Aurora Shooter James Holmes
Yummy. . . yum.  The American public is about to be entertained with the fencing and parrying of lawyers in the case of a young man, who shot 70 people, killing 12 of them in a Colorado movie theater. According to an article in the New York Times:
The prosecution of James E. Holmes for the slaughter in a Colorado movie theater last month differs from most criminal proceedings because there is so little doubt that he is the perpetrator.

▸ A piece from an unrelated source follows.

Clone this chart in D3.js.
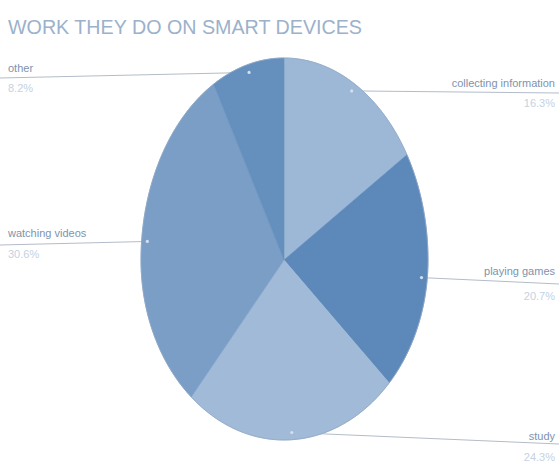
<!DOCTYPE html>
<html>
<head>
<meta charset="utf-8">
<script src="https://cdn.jsdelivr.net/npm/d3@7/dist/d3.min.js"></script>
<style>
  html, body { margin: 0; padding: 0; background: #ffffff; }
  svg { display: block; }
  text { font-family: "Liberation Sans Narrow", "Liberation Sans", Arial, sans-serif; }
</style>
</head>
<body>
<svg id="chart" width="559" height="468"></svg>
<script>
// Activities and their shares (%), clockwise from 12 o'clock
const categories = ["collecting information", "playing games", "study", "watching videos", "other"];
const shares = [16.3, 20.7, 24.3, 30.6, 8.2];
const shareLabels = ["16.3%", "20.7%", "24.3%", "30.6%", "8.2%"];
const sliceColors = ["#9db8d6", "#5c89ba", "#a0bad7", "#7b9ec6", "#6590be"];

const svg = d3.select("#chart");

// Unit-circle coordinates mapped onto the tall oval pie
const x = d3.scaleLinear().domain([-1, 0, 1]).range([141, 284, 428]);
const y = d3.scaleLinear().domain([-1, 0, 1]).range([58, 260, 440]);

const pie = d3.pie().sort(null).value(d => d.value);
const arcs = pie(categories.map((c, i) => ({ name: c, value: shares[i], label: shareLabels[i], color: sliceColors[i] })));

const unit = a => [Math.sin(a), -Math.cos(a)];
const line = d3.line().x(p => x(p[0])).y(p => y(p[1]));

function slicePoints(d) {
  const pts = [[0, 0]];
  const n = Math.max(8, Math.ceil((d.endAngle - d.startAngle) / 0.01));
  for (let k = 0; k <= n; k++) {
    pts.push(unit(d.startAngle + (d.endAngle - d.startAngle) * k / n));
  }
  pts.push([0, 0]);
  return pts;
}

// Label layout per slice: side and text baselines
const layout = {
  "collecting information": { side: "right", lineY: 93, nameY: 87, pctY: 107 },
  "playing games":          { side: "right", lineY: 284, nameY: 275, pctY: 300 },
  "study":                  { side: "right", lineY: 444, nameY: 440, pctY: 461 },
  "watching videos":        { side: "left",  lineY: 245, nameY: 237, pctY: 258 },
  "other":                  { side: "left",  lineY: 78,  nameY: 72,  pctY: 92 }
};

function anchorPoint(d) {
  const p = unit((d.startAngle + d.endAngle) / 2);
  return [x(p[0] * 0.96), y(p[1] * 0.96)];
}

// Leader lines sit underneath the pie
svg.append("g").selectAll("line").data(arcs).join("line")
  .attr("x1", d => anchorPoint(d)[0])
  .attr("y1", d => anchorPoint(d)[1])
  .attr("x2", d => layout[d.data.name].side === "right" ? 559 : 0)
  .attr("y2", d => layout[d.data.name].lineY)
  .attr("stroke", "#b3bcc8")
  .attr("stroke-width", 1);

// Slices
svg.append("g").selectAll("path").data(arcs).join("path")
  .attr("d", d => line(slicePoints(d)) + "Z")
  .attr("fill", d => d.data.color)
  .attr("stroke", d => d.data.color)
  .attr("stroke-width", 0.6);

// Thin outline round the oval
svg.append("path")
  .attr("d", line(d3.range(0, 361, 2).map(a => unit(a * Math.PI / 180))) + "Z")
  .attr("fill", "none")
  .attr("stroke", "#8ea7c3")
  .attr("stroke-width", 0.8);

// Anchor dots
svg.append("g").selectAll("circle").data(arcs).join("circle")
  .attr("cx", d => anchorPoint(d)[0])
  .attr("cy", d => anchorPoint(d)[1])
  .attr("r", 1.6)
  .attr("fill", "#d3e0ee");

// Category names and percentages
const labels = svg.append("g").selectAll("g").data(arcs).join("g");
labels.append("text")
  .attr("x", d => layout[d.data.name].side === "right" ? 555 : 8)
  .attr("y", d => layout[d.data.name].nameY)
  .attr("text-anchor", d => layout[d.data.name].side === "right" ? "end" : "start")
  .attr("font-size", 11)
  .attr("fill", "#7d93ae")
  .text(d => d.data.name);
labels.append("text")
  .attr("x", d => layout[d.data.name].side === "right" ? 555 : 8)
  .attr("y", d => layout[d.data.name].pctY)
  .attr("text-anchor", d => layout[d.data.name].side === "right" ? "end" : "start")
  .attr("font-size", 11)
  .attr("fill", "#c4d2e2")
  .text(d => d.data.label);

// Title
svg.append("text")
  .attr("x", 8)
  .attr("y", 34)
  .attr("font-size", 21)
  .attr("fill", "#9cb1ca")
  .attr("textLength", 354)
  .attr("lengthAdjust", "spacingAndGlyphs")
  .text("WORK THEY DO ON SMART DEVICES");
</script>
</body>
</html>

But that will not make it easier.   Participants in the case, likely to be a drawn-out one, will wrestle with some of the most contested concepts in American law — sanity, an impartial jury and the political pressures for punishment in a deeply wounded community.
But why not forego the buttered popcorn and all that salivating over the legal intricacies of a case in which everyone knows the man is guilty, and focus instead on getting falsely-accused minorities out of jail.   The very notion that legal experts could draw intellectual stimulation  from the so-called complexities of the Aurora case makes me want to vomit.  What if instead they turned their agile  legal minds to equalizing the criminal justice system so that 90% of all prison inmates were not minorities or poor whites?  

Or maybe I'm missing the point.  What is the best way for American society to convince itself that it has a functioning criminal justice system, when the opposite is the case?  It might be to intellectualize the most visible cases, while continuing to do what it does best -- incarcerate shamefully disproportionate numbers of blacks, Hispanics and poor whites.